Records with drawing code:
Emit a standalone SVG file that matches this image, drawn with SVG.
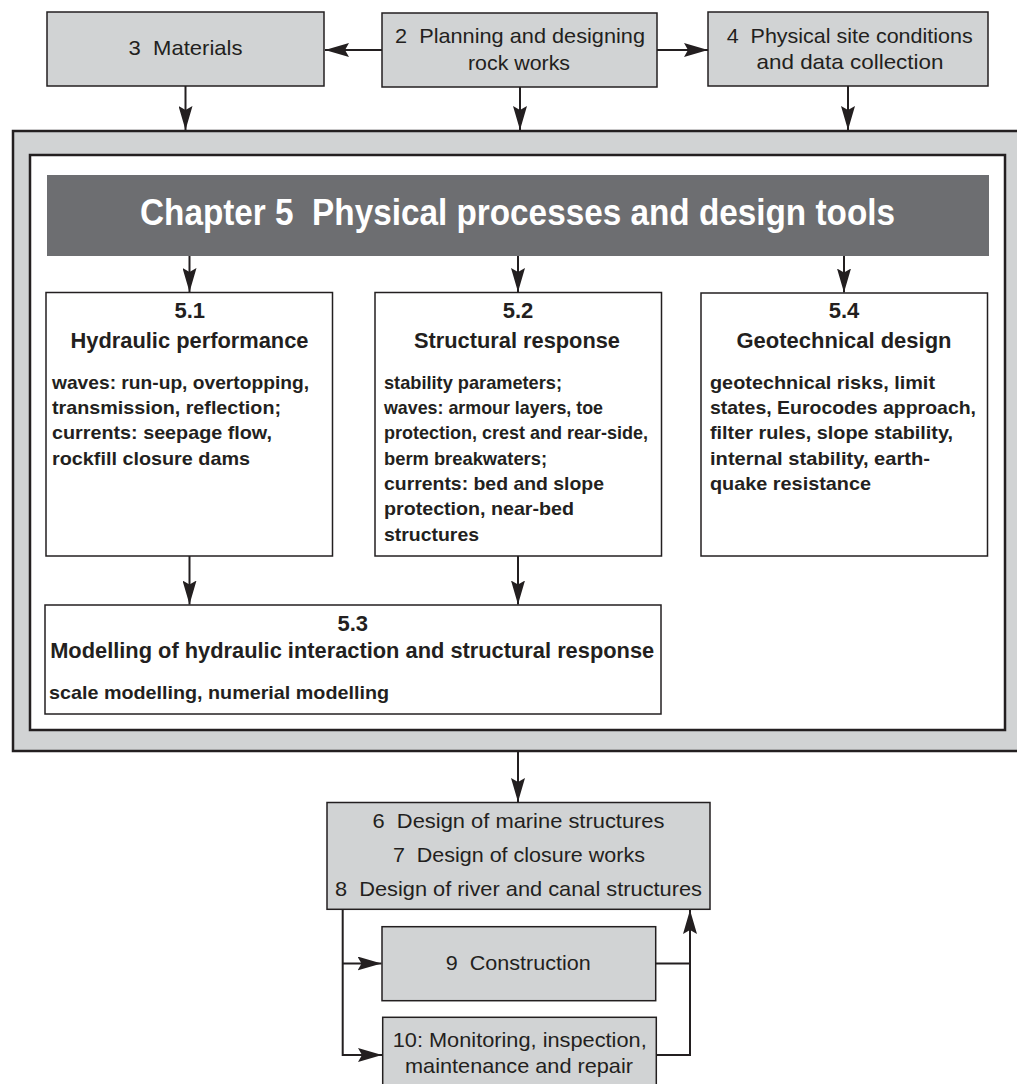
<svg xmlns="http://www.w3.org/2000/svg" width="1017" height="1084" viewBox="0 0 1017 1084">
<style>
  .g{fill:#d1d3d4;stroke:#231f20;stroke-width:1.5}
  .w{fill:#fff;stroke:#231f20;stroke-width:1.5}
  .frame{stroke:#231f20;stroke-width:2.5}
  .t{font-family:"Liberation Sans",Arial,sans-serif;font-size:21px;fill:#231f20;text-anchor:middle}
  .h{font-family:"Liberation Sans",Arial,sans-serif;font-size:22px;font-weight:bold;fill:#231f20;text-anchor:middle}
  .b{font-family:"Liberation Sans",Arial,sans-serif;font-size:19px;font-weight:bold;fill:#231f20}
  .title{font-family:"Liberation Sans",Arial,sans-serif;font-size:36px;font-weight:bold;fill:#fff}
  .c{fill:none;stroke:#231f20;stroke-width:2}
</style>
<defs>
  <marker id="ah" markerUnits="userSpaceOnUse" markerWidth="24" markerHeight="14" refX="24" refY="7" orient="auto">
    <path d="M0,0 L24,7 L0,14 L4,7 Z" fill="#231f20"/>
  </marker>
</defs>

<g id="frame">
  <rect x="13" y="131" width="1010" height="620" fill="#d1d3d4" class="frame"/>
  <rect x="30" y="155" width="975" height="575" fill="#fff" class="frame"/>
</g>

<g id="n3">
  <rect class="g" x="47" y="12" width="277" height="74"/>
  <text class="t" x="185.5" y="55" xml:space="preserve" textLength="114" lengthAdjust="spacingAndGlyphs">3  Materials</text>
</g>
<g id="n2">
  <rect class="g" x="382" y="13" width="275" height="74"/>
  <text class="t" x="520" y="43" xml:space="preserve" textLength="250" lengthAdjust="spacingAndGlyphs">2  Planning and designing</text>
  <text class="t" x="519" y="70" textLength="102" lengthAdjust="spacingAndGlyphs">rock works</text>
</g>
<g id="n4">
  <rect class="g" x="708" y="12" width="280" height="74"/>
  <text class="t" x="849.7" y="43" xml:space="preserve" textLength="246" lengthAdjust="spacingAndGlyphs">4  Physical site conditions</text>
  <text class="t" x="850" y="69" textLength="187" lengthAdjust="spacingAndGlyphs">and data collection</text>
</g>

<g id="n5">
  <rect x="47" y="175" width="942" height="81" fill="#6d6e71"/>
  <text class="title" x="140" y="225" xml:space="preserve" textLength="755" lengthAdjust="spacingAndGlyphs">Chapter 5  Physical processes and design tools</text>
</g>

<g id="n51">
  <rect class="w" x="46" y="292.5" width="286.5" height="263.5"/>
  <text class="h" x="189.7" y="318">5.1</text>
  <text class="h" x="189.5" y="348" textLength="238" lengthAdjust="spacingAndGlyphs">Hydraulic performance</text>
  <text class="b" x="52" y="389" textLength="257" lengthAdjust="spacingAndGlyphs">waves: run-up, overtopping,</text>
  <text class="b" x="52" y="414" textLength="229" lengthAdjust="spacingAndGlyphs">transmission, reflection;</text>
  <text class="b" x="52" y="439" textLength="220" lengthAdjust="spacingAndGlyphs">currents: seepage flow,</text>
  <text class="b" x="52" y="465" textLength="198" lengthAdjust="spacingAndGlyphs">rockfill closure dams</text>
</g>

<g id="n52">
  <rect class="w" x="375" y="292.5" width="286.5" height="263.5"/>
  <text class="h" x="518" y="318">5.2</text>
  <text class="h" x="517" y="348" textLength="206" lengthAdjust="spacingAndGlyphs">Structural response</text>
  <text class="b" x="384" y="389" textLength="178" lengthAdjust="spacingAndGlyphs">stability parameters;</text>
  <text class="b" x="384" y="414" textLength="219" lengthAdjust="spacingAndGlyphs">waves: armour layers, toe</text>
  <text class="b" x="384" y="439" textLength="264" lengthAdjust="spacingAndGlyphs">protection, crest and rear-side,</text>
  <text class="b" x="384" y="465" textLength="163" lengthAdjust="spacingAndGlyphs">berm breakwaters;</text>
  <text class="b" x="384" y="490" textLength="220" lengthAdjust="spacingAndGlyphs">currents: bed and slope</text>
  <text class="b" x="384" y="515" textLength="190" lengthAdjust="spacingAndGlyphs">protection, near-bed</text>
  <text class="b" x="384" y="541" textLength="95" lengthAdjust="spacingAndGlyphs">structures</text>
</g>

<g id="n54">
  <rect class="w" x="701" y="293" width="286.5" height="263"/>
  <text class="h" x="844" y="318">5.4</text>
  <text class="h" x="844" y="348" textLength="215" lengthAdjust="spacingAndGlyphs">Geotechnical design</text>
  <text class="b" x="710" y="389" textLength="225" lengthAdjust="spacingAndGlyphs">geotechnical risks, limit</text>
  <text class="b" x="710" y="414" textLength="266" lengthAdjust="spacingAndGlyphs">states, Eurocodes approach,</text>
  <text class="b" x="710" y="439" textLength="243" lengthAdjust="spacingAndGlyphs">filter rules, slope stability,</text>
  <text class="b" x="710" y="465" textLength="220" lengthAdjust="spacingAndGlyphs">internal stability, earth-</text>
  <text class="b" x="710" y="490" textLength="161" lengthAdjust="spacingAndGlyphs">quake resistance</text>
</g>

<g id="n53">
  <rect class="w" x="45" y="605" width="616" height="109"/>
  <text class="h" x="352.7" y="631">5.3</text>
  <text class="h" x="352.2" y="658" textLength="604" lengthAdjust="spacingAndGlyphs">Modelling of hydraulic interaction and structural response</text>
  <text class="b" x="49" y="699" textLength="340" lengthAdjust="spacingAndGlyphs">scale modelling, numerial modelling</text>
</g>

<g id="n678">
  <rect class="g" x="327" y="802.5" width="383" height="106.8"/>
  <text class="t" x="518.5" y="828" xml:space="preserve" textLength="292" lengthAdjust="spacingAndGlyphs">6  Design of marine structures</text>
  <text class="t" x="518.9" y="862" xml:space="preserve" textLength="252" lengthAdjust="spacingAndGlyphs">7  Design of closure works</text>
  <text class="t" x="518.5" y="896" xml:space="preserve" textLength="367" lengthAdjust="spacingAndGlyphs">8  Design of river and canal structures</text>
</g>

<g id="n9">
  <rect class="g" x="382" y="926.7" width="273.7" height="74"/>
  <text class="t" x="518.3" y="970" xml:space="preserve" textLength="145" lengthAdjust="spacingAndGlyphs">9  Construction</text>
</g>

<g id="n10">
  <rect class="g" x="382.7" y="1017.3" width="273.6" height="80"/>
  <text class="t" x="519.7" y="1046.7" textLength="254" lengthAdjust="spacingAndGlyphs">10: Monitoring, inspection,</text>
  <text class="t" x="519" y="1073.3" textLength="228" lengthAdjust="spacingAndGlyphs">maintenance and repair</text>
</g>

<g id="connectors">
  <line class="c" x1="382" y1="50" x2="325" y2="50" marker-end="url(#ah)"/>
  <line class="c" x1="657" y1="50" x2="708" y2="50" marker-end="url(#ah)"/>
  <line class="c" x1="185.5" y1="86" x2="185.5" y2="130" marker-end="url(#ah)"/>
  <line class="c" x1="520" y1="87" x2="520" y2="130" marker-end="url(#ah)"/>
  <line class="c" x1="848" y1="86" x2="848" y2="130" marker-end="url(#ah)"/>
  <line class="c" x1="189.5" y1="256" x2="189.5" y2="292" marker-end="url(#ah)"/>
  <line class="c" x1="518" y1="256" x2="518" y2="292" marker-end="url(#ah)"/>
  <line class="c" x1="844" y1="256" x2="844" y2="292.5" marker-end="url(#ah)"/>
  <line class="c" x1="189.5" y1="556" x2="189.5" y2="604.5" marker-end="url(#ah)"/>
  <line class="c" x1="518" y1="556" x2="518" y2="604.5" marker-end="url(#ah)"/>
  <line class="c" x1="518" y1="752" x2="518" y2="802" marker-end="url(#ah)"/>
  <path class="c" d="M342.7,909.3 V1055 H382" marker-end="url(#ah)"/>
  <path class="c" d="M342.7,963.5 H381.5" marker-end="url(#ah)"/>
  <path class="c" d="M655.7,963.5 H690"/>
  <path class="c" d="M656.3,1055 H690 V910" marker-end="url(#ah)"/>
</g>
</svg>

---

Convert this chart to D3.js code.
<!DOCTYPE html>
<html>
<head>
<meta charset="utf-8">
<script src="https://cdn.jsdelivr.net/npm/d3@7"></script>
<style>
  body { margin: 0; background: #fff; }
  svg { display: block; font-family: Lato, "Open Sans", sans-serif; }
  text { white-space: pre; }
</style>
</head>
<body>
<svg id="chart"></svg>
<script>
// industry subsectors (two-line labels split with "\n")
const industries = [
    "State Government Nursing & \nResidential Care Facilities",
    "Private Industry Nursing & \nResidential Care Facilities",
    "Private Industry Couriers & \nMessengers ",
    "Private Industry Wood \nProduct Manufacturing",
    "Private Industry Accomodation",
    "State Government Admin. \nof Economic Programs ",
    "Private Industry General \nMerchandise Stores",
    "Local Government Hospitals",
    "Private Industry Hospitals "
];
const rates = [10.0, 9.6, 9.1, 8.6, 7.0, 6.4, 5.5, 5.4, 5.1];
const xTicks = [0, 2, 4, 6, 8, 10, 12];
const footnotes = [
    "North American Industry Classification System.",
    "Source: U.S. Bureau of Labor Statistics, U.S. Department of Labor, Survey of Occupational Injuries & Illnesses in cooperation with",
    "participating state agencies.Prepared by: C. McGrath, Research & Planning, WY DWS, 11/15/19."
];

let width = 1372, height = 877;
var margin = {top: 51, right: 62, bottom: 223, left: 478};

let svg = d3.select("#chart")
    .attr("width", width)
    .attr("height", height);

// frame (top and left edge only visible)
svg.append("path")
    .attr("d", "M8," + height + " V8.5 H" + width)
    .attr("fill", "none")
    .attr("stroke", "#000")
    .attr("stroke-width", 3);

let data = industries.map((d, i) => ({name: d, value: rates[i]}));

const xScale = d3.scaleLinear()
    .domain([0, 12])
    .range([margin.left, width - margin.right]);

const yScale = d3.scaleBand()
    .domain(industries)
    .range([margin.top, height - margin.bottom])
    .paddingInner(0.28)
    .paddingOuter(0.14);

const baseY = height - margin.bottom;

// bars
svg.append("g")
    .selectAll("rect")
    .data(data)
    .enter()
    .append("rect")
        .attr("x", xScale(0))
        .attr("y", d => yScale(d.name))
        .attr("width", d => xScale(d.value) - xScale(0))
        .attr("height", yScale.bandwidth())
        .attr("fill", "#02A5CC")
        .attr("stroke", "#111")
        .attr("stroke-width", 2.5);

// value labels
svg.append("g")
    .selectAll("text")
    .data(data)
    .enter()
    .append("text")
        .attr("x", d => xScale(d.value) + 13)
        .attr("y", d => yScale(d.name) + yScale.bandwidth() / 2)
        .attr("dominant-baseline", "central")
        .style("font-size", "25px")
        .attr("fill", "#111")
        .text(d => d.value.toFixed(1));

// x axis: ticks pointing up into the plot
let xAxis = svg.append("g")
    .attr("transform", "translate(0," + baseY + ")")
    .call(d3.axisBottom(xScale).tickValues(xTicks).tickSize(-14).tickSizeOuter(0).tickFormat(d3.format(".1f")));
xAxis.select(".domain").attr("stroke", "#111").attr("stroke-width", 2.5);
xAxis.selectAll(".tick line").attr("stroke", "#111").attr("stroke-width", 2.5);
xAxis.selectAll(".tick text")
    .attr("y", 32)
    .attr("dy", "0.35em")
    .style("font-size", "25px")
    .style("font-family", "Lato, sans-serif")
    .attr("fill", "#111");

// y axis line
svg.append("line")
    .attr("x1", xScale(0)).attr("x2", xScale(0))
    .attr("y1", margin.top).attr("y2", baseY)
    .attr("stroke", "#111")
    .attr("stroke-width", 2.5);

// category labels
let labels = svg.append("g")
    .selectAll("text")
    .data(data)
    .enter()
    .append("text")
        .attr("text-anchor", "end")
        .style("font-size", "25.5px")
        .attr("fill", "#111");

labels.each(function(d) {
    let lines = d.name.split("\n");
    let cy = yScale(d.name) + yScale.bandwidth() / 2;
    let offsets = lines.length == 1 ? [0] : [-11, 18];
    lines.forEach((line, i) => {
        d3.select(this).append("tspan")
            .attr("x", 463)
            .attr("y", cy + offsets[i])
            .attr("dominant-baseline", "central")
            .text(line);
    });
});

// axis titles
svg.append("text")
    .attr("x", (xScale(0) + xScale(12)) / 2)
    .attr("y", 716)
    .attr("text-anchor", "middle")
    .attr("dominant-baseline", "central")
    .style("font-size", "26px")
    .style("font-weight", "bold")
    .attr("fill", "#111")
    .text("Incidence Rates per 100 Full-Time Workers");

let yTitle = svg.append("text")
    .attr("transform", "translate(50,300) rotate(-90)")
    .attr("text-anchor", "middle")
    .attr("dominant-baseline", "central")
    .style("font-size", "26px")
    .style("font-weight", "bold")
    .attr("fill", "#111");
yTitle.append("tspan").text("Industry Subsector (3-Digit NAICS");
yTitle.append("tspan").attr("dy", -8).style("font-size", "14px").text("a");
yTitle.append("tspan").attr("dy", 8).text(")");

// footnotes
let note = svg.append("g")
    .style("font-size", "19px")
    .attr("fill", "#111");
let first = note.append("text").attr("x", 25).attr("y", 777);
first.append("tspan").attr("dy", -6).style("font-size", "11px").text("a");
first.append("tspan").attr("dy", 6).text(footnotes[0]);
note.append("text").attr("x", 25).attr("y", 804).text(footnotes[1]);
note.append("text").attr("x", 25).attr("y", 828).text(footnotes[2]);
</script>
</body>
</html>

Your objective: Show, from the material above, each line that includes the string "chart".

Result of this exercise:
Convert this chart to D3.js code.
<svg id="chart"></svg>
let svg = d3.select("#chart")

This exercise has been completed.